Nor would an account history that evidences a prior default support the proposition that the post-dated agreement was accepted by account use. Indeed, the account may already have been closed at that time, and the last statement(s) may contain a notation to that effect. Occasionally, final statements surface as exhibits in Amex litigation that also contain other interesting messages: How about a bill that says it is not a bill?  

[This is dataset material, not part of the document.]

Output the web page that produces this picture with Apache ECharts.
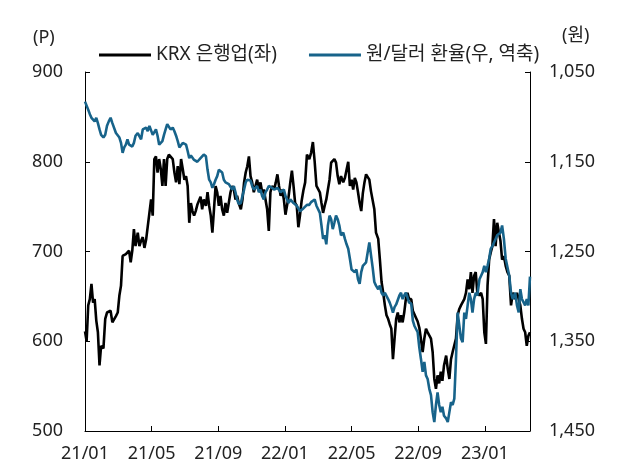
<!DOCTYPE html>
<html><head><meta charset="utf-8">
<script src="https://cdn.jsdelivr.net/npm/echarts@6/dist/echarts.min.js"></script>
<style>html,body{margin:0;padding:0;background:#fff}#c{width:622px;height:471px}</style>
</head><body><div id="c"></div>
<script>
const dates = [
'2021-01-01','2021-01-04','2021-01-07','2021-01-10','2021-01-13','2021-01-16','2021-01-19','2021-01-22','2021-01-25','2021-01-28','2021-01-31',
'2021-02-04','2021-02-07','2021-02-10','2021-02-13','2021-02-16','2021-02-19','2021-02-22','2021-02-25','2021-02-28',
'2021-03-03','2021-03-06','2021-03-09','2021-03-12','2021-03-15','2021-03-18','2021-03-21','2021-03-24','2021-03-27','2021-03-30',
'2021-04-02','2021-04-06','2021-04-09','2021-04-12','2021-04-15','2021-04-18','2021-04-21','2021-04-24','2021-04-27','2021-04-30',
'2021-05-03','2021-05-06','2021-05-09','2021-05-12','2021-05-15','2021-05-18','2021-05-21','2021-05-24','2021-05-27','2021-05-30',
'2021-06-02','2021-06-05','2021-06-09','2021-06-12','2021-06-15','2021-06-18','2021-06-21','2021-06-24','2021-06-27','2021-06-30',
'2021-07-03','2021-07-06','2021-07-09','2021-07-12','2021-07-15','2021-07-18','2021-07-21','2021-07-24','2021-07-27','2021-07-30',
'2021-08-02','2021-08-05','2021-08-09','2021-08-12','2021-08-15','2021-08-18','2021-08-21','2021-08-24','2021-08-27','2021-08-30',
'2021-09-02','2021-09-05','2021-09-08','2021-09-11','2021-09-14','2021-09-17','2021-09-20','2021-09-23','2021-09-26','2021-09-29',
'2021-10-02','2021-10-05','2021-10-08','2021-10-12','2021-10-15','2021-10-18','2021-10-21','2021-10-24','2021-10-27','2021-10-30',
'2021-11-02','2021-11-05','2021-11-08','2021-11-11','2021-11-14','2021-11-17','2021-11-20','2021-11-23','2021-11-26','2021-11-29',
'2021-12-02','2021-12-05','2021-12-08','2021-12-12','2021-12-15','2021-12-18','2021-12-21','2021-12-24','2021-12-27','2021-12-30',
'2022-01-02','2022-01-05','2022-01-08','2022-01-11','2022-01-14','2022-01-17','2022-01-20','2022-01-23','2022-01-26','2022-01-29',
'2022-02-01','2022-02-04','2022-02-07','2022-02-10','2022-02-14','2022-02-17','2022-02-20','2022-02-23','2022-02-26',
'2022-03-01','2022-03-04','2022-03-07','2022-03-10','2022-03-13','2022-03-16','2022-03-19','2022-03-22','2022-03-25','2022-03-28','2022-03-31',
'2022-04-03','2022-04-06','2022-04-09','2022-04-12','2022-04-16','2022-04-19','2022-04-22','2022-04-25','2022-04-28',
'2022-05-01','2022-05-04','2022-05-07','2022-05-10','2022-05-13','2022-05-16','2022-05-19','2022-05-22','2022-05-25','2022-05-28','2022-05-31',
'2022-06-03','2022-06-06','2022-06-09','2022-06-12','2022-06-15','2022-06-19','2022-06-22','2022-06-25','2022-06-28',
'2022-07-01','2022-07-04','2022-07-07','2022-07-10','2022-07-13','2022-07-16','2022-07-19','2022-07-22','2022-07-25','2022-07-28','2022-07-31',
'2022-08-03','2022-08-06','2022-08-09','2022-08-12','2022-08-15','2022-08-19','2022-08-22','2022-08-25','2022-08-28','2022-08-31',
'2022-09-03','2022-09-06','2022-09-09','2022-09-12','2022-09-15','2022-09-18','2022-09-21','2022-09-24','2022-09-27','2022-09-30',
'2022-10-03','2022-10-06','2022-10-09','2022-10-12','2022-10-15','2022-10-18','2022-10-22','2022-10-25','2022-10-28','2022-10-31',
'2022-11-03','2022-11-06','2022-11-09','2022-11-12','2022-11-15','2022-11-18','2022-11-21','2022-11-24','2022-11-27','2022-11-30',
'2022-12-03','2022-12-06','2022-12-09','2022-12-12','2022-12-15','2022-12-18','2022-12-22','2022-12-25','2022-12-28','2022-12-31',
'2023-01-03','2023-01-06','2023-01-09','2023-01-12','2023-01-15','2023-01-18','2023-01-21','2023-01-24','2023-01-27','2023-01-30',
'2023-02-02','2023-02-05','2023-02-08','2023-02-11','2023-02-14','2023-02-17','2023-02-20','2023-02-24','2023-02-27',
'2023-03-02','2023-03-05','2023-03-08','2023-03-11','2023-03-14','2023-03-17','2023-03-20','2023-03-23'
];
// KRX 은행업 지수 (좌축, P)
const krxBank = [
611,600,640,647,664,643,647,623,610,573,
595,592,625,632,633,634,621,621,628,632,
651,662,695,693,697,699,701,688,701,725,
706,721,706,712,716,704,713,728,743,758,
740,803,806,788,803,792,773,803,773,803,
808,808,803,788,777,795,775,803,792,780,
784,773,732,754,745,740,745,752,750,761,
747,758,751,766,751,740,721,747,773,766,
751,762,747,740,754,743,743,766,773,769,
758,762,754,747,758,777,788,795,806,784,
777,766,773,780,769,777,766,769,758,747,
723,766,773,769,777,786,773,762,769,758,
741,743,762,777,790,773,754,751,727,740,
756,768,777,808,803,810,822,800,773,775,
766,754,743,751,758,769,780,799,801,803,
799,784,775,784,777,782,791,800,773,780,
769,782,777,766,754,745,765,777,786,788,
780,767,766,747,721,714,691,666,654,640,
629,625,619,614,580,603,625,632,621,629,
621,632,647,654,647,647,634,634,626,622,
615,602,588,603,614,610,610,603,588,558,
547,562,553,566,556,573,584,569,558,580,
588,588,603,629,636,640,640,647,654,669,
658,677,654,673,677,654,651,654,647,610,
597,662,691,699,706,736,706,732,734,712,
691,695,684,677,673,640,654,647,654,647,
640,625,614,610,595,606,610
];
// 원/달러 환율 (우축, 역축, 원)
const usdKrw = [
1083,1084,1092,1097,1101,1103,1105,1101,1107,1114,
1120,1123,1120,1110,1105,1101,1107,1108,1118,1120,
1123,1129,1140,1134,1131,1125,1131,1129,1133,1129,
1121,1118,1116,1125,1114,1116,1112,1116,1110,1108,
1120,1118,1114,1121,1131,1133,1127,1120,1114,1108,
1107,1114,1112,1116,1121,1127,1134,1136,1129,1127,
1131,1138,1146,1143,1144,1148,1148,1150,1148,1146,
1144,1142,1144,1159,1170,1173,1179,1175,1170,1166,
1159,1157,1162,1170,1173,1175,1175,1177,1181,1177,
1184,1192,1197,1196,1188,1181,1173,1170,1168,1171,
1177,1181,1183,1177,1184,1181,1188,1192,1184,1181,
1177,1175,1179,1181,1183,1179,1181,1184,1183,1181,
1188,1192,1196,1192,1194,1196,1197,1199,1201,1205,
1205,1202,1201,1198,1198,1195,1196,1192,1199,1201,
1207,1221,1236,1232,1242,1221,1210,1214,1225,1218,
1210,1214,1221,1232,1229,1236,1242,1247,1258,1270,
1270,1273,1270,1281,1286,1273,1266,1268,1262,1251,
1240,1254,1268,1284,1288,1292,1288,1296,1299,1296,
1298,1303,1307,1312,1318,1312,1309,1310,1299,1296,
1303,1299,1296,1301,1307,1308,1327,1333,1335,1340,
1357,1370,1384,1373,1388,1392,1403,1410,1429,1440,
1421,1407,1421,1429,1423,1433,1436,1440,1429,1418,
1421,1414,1370,1318,1318,1347,1351,1318,1325,1310,
1296,1303,1318,1303,1296,1299,1281,1277,1273,1266,
1273,1266,1258,1247,1244,1240,1236,1232,1231,1229,
1221,1236,1258,1258,1277,1296,1303,1296,1310,1318,
1292,1303,1303,1310,1303,1310,1278
];
const xTickLabels = ['21/01','21/05','21/09','22/01','22/05','22/09','23/01'];
const seriesNames = ['KRX 은행업(좌)', '원/달러 환율(우, 역축)'];
const leftUnit = '(P)';
const rightUnit = '(원)';

// position of a date in months since 2021-01
function monthPos(s){
  const p = s.split('-').map(Number);
  const dim = new Date(p[0], p[1], 0).getDate();
  return (p[0]-2021)*12 + (p[1]-1) + (p[2]-1)/dim;
}
const xs = dates.map(monthPos);
const FONT = "'Noto Sans', 'Noto Sans CJK KR', sans-serif";
const txt = {color:'#222', fontFamily:FONT, fontSize:18};

const chart = echarts.init(document.getElementById('c'), null, {renderer:'canvas'});
chart.setOption({
  animation:false,
  backgroundColor:'#fff',
  grid:{left:85, right:92, top:72, bottom:40, containLabel:false},
  legend:{
    left:94, top:40, itemWidth:52, itemHeight:3, itemGap:32,
    icon:'rect',
    textStyle:Object.assign({}, txt, {fontSize:19, lineHeight:20}),
    data:seriesNames
  },
  graphic:[
    {type:'text', left:33, top:29, style:{text:leftUnit, fill:'#222', font:"18px 'Noto Sans', 'Noto Sans CJK KR'"}},
    {type:'text', left:562, top:27, style:{text:rightUnit, fill:'#222', font:"18px 'Noto Sans', 'Noto Sans CJK KR'"}}
  ],
  xAxis:{
    type:'value', min:0, max:26.71, interval:4,
    axisLine:{show:true, lineStyle:{color:'#000', width:1}},
    axisTick:{show:true, inside:true, length:5, lineStyle:{color:'#000'}},
    splitLine:{show:false},
    axisLabel:Object.assign({}, txt, {margin:14, showMaxLabel:false,
      formatter:function(v){ const i = Math.round(v/4); return (Math.abs(v-i*4)<1e-6 && xTickLabels[i]) ? xTickLabels[i] : ''; }})
  },
  yAxis:[
    {type:'value', min:500, max:900, interval:100, position:'left',
     axisLine:{show:true, lineStyle:{color:'#000', width:1}},
     axisTick:{show:true, inside:true, length:5, lineStyle:{color:'#000'}},
     splitLine:{show:false},
     axisLabel:Object.assign({}, txt, {margin:22})},
    {type:'value', min:1050, max:1450, interval:100, position:'right', inverse:true,
     axisLine:{show:true, lineStyle:{color:'#000', width:1}},
     axisTick:{show:true, inside:true, length:5, lineStyle:{color:'#000'}},
     splitLine:{show:false},
     axisLabel:Object.assign({}, txt, {margin:19, formatter:function(v){return v.toLocaleString('en-US');}})}
  ],
  series:[
    {name:seriesNames[0], type:'line', yAxisIndex:0, showSymbol:false, symbol:'none',
     lineStyle:{color:'#000', width:2.6}, itemStyle:{color:'#000'},
     data:xs.map((x,i)=>[x, krxBank[i]])},
    {name:seriesNames[1], type:'line', yAxisIndex:1, showSymbol:false, symbol:'none',
     lineStyle:{color:'#17638a', width:2.6}, itemStyle:{color:'#17638a'},
     data:xs.map((x,i)=>[x, usdKrw[i]])}
  ]
});
</script>
</body></html>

“This is not a bill” Disclaimers and their implications
 
Some final account statements filed in American Express credit card debt suits carry a note expressly stating that “This is not a bill.” Additional language typically refers the reader to a debt collection agent or agency for up-to-date account information. When this is the case, Defendant’s counsel may wish to make the following arguments: (1) that the purported statement should not be treated as a bill evidencing the status of the account because of the express disclaimer says it is not; and (2) that it should not be considered a demand for payment of the minimum payment due amount printed on the payment coupon, not to mention the entire revolving balance. If the statement does not qualify as a demand, it should not qualify as a presentment for attorney fee recovery purposes under Chapter 38 of the CPRC either. This is of course only of import when the Plaintiff seeks attorney’s fees. Not all of the above-mentioned law firms do.

OTHER MAJOR CREDIT CARD ISSUERS THAT SUE AS ORIGINAL CREDITORS

Bank of America (through FIA Card Services N.A., a wholly owned subsidiary headquartered in Delaware) 
Capital One Bank
Citibank, N.A. previously CitiBank (South Dakota) N.A. (prior to corporate reorganization) 
Discover Bank 
Wells Fargo Bank, National Association 
Target National Bank, now TD Bank, N.A.